HOLLYWOOD HUES
Go for it

Suspense and romance are deftly handled in Italian director Gabriele Mucino’s
Seven Pounds,
writes Ervell E. Menezes

WHAT would you say of a once-successful aerospace engineer and graduate of Massachusetts Institute of Technology (MIT), who becomes a tax collector. That this Internal Revenue System (IRS) man, who has come sliding down the social ladder, gets sadistic pleasure in nabbing tax defaulters? That’s what one feels when we initially run into Ben Thomas (Will Smith) and he draws up a list of seven ordinary folks in Seven Pounds.

Will Smith is very convincing in his role as a taxman in Seven Pounds
Will Smith is very convincing in his role as a taxman in Seven Pounds

But in a short while we realise that these folks have major problems and he wants to help them. There’s a blind concert pianist Ezra Turner (Woody Harrelson), a Latino woman with two cute kids, Connie Tepos (Elpida Carello) who is being beaten black and blue by her boyfriend, a beautiful young woman Emily Posa (Rosario Dawson) with a congenital heart and is on borrowed time and others. How they react to his intrusive questions is not surprising. Some are tolerant, others blatantly rude. Why is Ben doing this?

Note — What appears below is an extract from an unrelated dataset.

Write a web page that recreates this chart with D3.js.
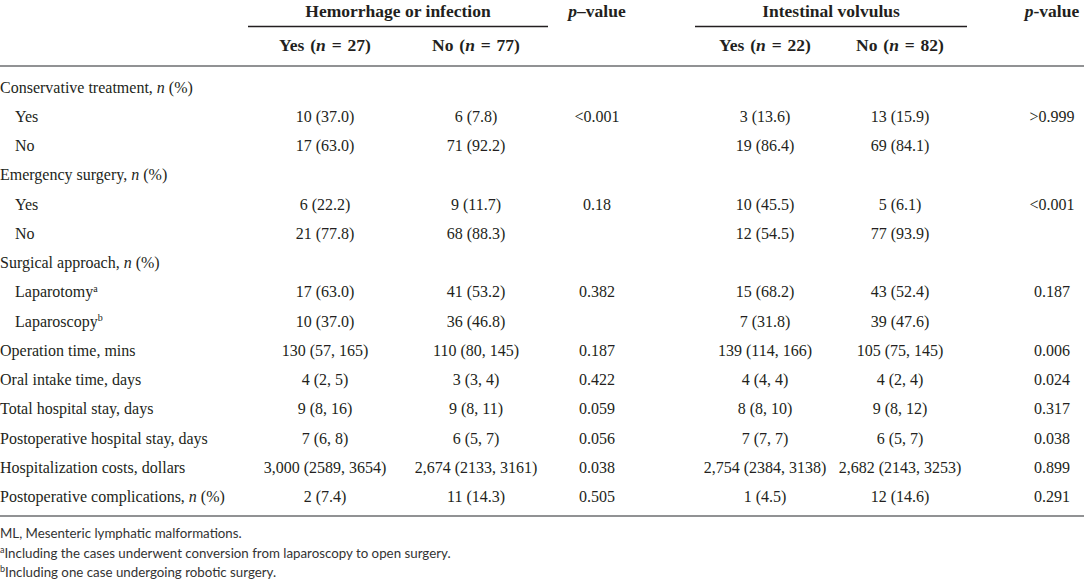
<!DOCTYPE html>
<html lang="en">
<head>
    <meta charset="UTF-8">
    <title>ML complications table</title>
    <script src="https://d3js.org/d3.v7.min.js"></script>
    <style>
        body {
            margin: 0;
            padding: 0;
            background-color: #fff;
        }
        svg text {
            fill: #231f20;
        }
        .cell {
            font-family: "Liberation Serif", "Times New Roman", serif;
            font-size: 16px;
        }
        .head {
            font-family: "Liberation Serif", "Times New Roman", serif;
            font-size: 17.5px;
            font-weight: bold;
        }
        .note {
            font-family: Lato, "Open Sans", sans-serif;
            font-size: 13.3px;
            fill: #333;
        }
    </style>
</head>
<body>
    <svg id="table" width="1084" height="584"></svg>

    <script>
        // row labels ("n" in the labels is set in italics when drawn)
        const rowLabels = [
            "Conservative treatment, n (%)", "Yes", "No",
            "Emergency surgery, n (%)", "Yes", "No",
            "Surgical approach, n (%)", "Laparotomy", "Laparoscopy",
            "Operation time, mins", "Oral intake time, days",
            "Total hospital stay, days", "Postoperative hospital stay, days",
            "Hospitalization costs, dollars", "Postoperative complications, n (%)"
        ];
        const rowIndent = [0, 1, 1, 0, 1, 1, 0, 1, 1, 0, 0, 0, 0, 0, 0];
        const rowSup = ["", "", "", "", "", "", "", "a", "b", "", "", "", "", "", ""];

        const hemYes = ["", "10 (37.0)", "17 (63.0)", "", "6 (22.2)", "21 (77.8)", "", "17 (63.0)", "10 (37.0)",
            "130 (57, 165)", "4 (2, 5)", "9 (8, 16)", "7 (6, 8)", "3,000 (2589, 3654)", "2 (7.4)"];
        const hemNo = ["", "6 (7.8)", "71 (92.2)", "", "9 (11.7)", "68 (88.3)", "", "41 (53.2)", "36 (46.8)",
            "110 (80, 145)", "3 (3, 4)", "9 (8, 11)", "6 (5, 7)", "2,674 (2133, 3161)", "11 (14.3)"];
        const hemP = ["", "<0.001", "", "", "0.18", "", "", "0.382", "",
            "0.187", "0.422", "0.059", "0.056", "0.038", "0.505"];
        const volYes = ["", "3 (13.6)", "19 (86.4)", "", "10 (45.5)", "12 (54.5)", "", "15 (68.2)", "7 (31.8)",
            "139 (114, 166)", "4 (4, 4)", "8 (8, 10)", "7 (7, 7)", "2,754 (2384, 3138)", "1 (4.5)"];
        const volNo = ["", "13 (15.9)", "69 (84.1)", "", "5 (6.1)", "77 (93.9)", "", "43 (52.4)", "39 (47.6)",
            "105 (75, 145)", "4 (2, 4)", "9 (8, 12)", "6 (5, 7)", "2,682 (2143, 3253)", "12 (14.6)"];
        const volP = ["", ">0.999", "", "", "<0.001", "", "", "0.187", "",
            "0.006", "0.024", "0.317", "0.038", "0.899", "0.291"];

        const groupHeads = ["Hemorrhage or infection", "Intestinal volvulus"];
        const pHeads = ["\u2013value", "-value"];
        const subHeads = [["Yes", "27"], ["No", "77"], ["Yes", "22"], ["No", "82"]];
        const footnotes = [
            ["", "ML, Mesenteric lymphatic malformations."],
            ["a", "Including the cases underwent conversion from laparoscopy to open surgery."],
            ["b", "Including one case undergoing robotic surgery."]
        ];

        const svg = d3.select("#table");
        const width = +svg.attr("width");

        const columns = ["hemYes", "hemNo", "hemP", "volYes", "volNo", "volP"];
        const colData = { hemYes, hemNo, hemP, volYes, volNo, volP };
        const x = d3.scaleOrdinal().domain(columns).range([325, 476, 597, 765, 900, 1052]);
        const y = d3.scalePoint().domain(d3.range(rowLabels.length)).range([87, 496.5]);

        // group spans for the header underline
        const groups = [
            { name: groupHeads[0], x0: 248, x1: 548 },
            { name: groupHeads[1], x0: 695, x1: 967 }
        ];

        svg.selectAll(".grp")
            .data(groups)
            .enter()
            .append("text")
            .attr("class", "head")
            .attr("x", (d) => (d.x0 + d.x1) / 2)
            .attr("y", 11)
            .attr("dy", "0.35em")
            .attr("text-anchor", "middle")
            .text((d) => d.name);

        svg.selectAll(".grpline")
            .data(groups)
            .enter()
            .append("line")
            .attr("x1", (d) => d.x0)
            .attr("x2", (d) => d.x1)
            .attr("y1", 26.5)
            .attr("y2", 26.5)
            .attr("stroke", "#231f20")
            .attr("stroke-width", 1.4);

        // p-value headers
        ["hemP", "volP"].forEach((c, i) => {
            const t = svg.append("text")
                .attr("class", "head")
                .attr("x", x(c))
                .attr("y", 11)
                .attr("dy", "0.35em")
                .attr("text-anchor", "middle");
            t.append("tspan").attr("font-style", "italic").text("p");
            t.append("tspan").text(pHeads[i]);
        });

        // sub headers: Yes (n = 27) ...
        const subCols = ["hemYes", "hemNo", "volYes", "volNo"];
        subHeads.forEach((s, i) => {
            const t = svg.append("text")
                .attr("class", "head")
                .attr("x", x(subCols[i]))
                .attr("y", 45)
                .attr("dy", "0.35em")
                .attr("text-anchor", "middle")
                .attr("word-spacing", "1.5px");
            t.append("tspan").text(s[0] + " (");
            t.append("tspan").attr("font-style", "italic").text("n");
            t.append("tspan").text(" = " + s[1] + ")");
        });

        // rules
        [[66, 1.6], [516, 1.6]].forEach(([yy, w]) => {
            svg.append("line")
                .attr("x1", 0).attr("x2", width)
                .attr("y1", yy).attr("y2", yy)
                .attr("stroke", "#6d6e71")
                .attr("stroke-width", w);
        });

        // row labels
        const labels = svg.selectAll(".label")
            .data(rowLabels)
            .enter()
            .append("text")
            .attr("class", "cell")
            .attr("x", (d, i) => (rowIndent[i] ? 15 : 0))
            .attr("y", (d, i) => y(i))
            .attr("dy", "0.35em");

        labels.each(function (d, i) {
            const t = d3.select(this);
            const k = d.indexOf(", n (");
            if (k >= 0) {
                t.append("tspan").text(d.slice(0, k + 2));
                t.append("tspan").attr("font-style", "italic").text("n");
                t.append("tspan").text(d.slice(k + 3));
            } else {
                t.append("tspan").text(d);
            }
            if (rowSup[i]) {
                t.append("tspan")
                    .attr("font-size", "10px")
                    .attr("dy", "-0.55em")
                    .text(rowSup[i]);
            }
        });

        // cell values
        columns.forEach((c) => {
            svg.selectAll(".v-" + c)
                .data(colData[c])
                .enter()
                .append("text")
                .attr("class", "cell")
                .attr("x", x(c))
                .attr("y", (d, i) => y(i))
                .attr("dy", "0.35em")
                .attr("text-anchor", "middle")
                .text((d) => d);
        });

        // footnotes
        const fy = d3.scalePoint().domain(d3.range(footnotes.length)).range([538, 577]);
        const notes = svg.selectAll(".fn")
            .data(footnotes)
            .enter()
            .append("text")
            .attr("class", "note")
            .attr("x", 0)
            .attr("y", (d, i) => fy(i));

        notes.each(function (d) {
            const t = d3.select(this);
            if (d[0]) {
                t.append("tspan").attr("font-size", "9px").attr("dy", -5).text(d[0]);
                t.append("tspan").attr("dy", 5).text(d[1]);
            } else {
                t.append("tspan").text(d[1]);
            }
        });
    </script>
</body>
</html>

Is there something in the past that is worrying him? Is he trying to find redemption through what later turns into a Good Samaritan? But while he is in the process of changing their lives, it is he who is about to be dramatically changed when he loses his heart to Emily. At first, reluctant to get involved, he is magically drawn to her and the chemistry of this liaison is most sensitively handled.

Italian director Gabriele Mucino takes up from where he left of in The Pursuit of Happyness and the film is very well crafted. In this, he is ably assisted by scriptwriter Grant Nieporte. Together they infuse enough doses of suspense and weave their way around the seven characters and it calls for slick editing. Ben’s lawyer friend Dan (Barry Pepper) and younger brother (Michael Ealy) add to the plethora of neatly fleshed cameos.

For Will Smith, it is a different kind of role. Not the smart Alec, sassy guy he is wont to play. It is more enigmatic and vulnerable and thanks to his versatility, he is quite comfortable in it. It is a feel-good film. So far, so good. But in the last quarter the dramatic twists and turns are exaggerated and it is this nearly fairy tale turn that works against the narrative, especially when we look at it in retrospect. But the good-while-it-lasts aspect makes the dream world last quarter tolerable, or rather forgiveable. Will Smith is absolutely convincing in this unusual role and he is brilliantly supported by Rasario Dawson in a beautifully etched portrayal bereft of the mushiness and melodrama that generally goes with such parts. Woody Harrelson as the blind pianist is good but keeps looking different in each new film of his and the matronly Elpida Carilla has come a long way since her comely Mexican refugee woman she played in that early 1980s classic The Border. Go for it, Seven Pounds is still worth watching.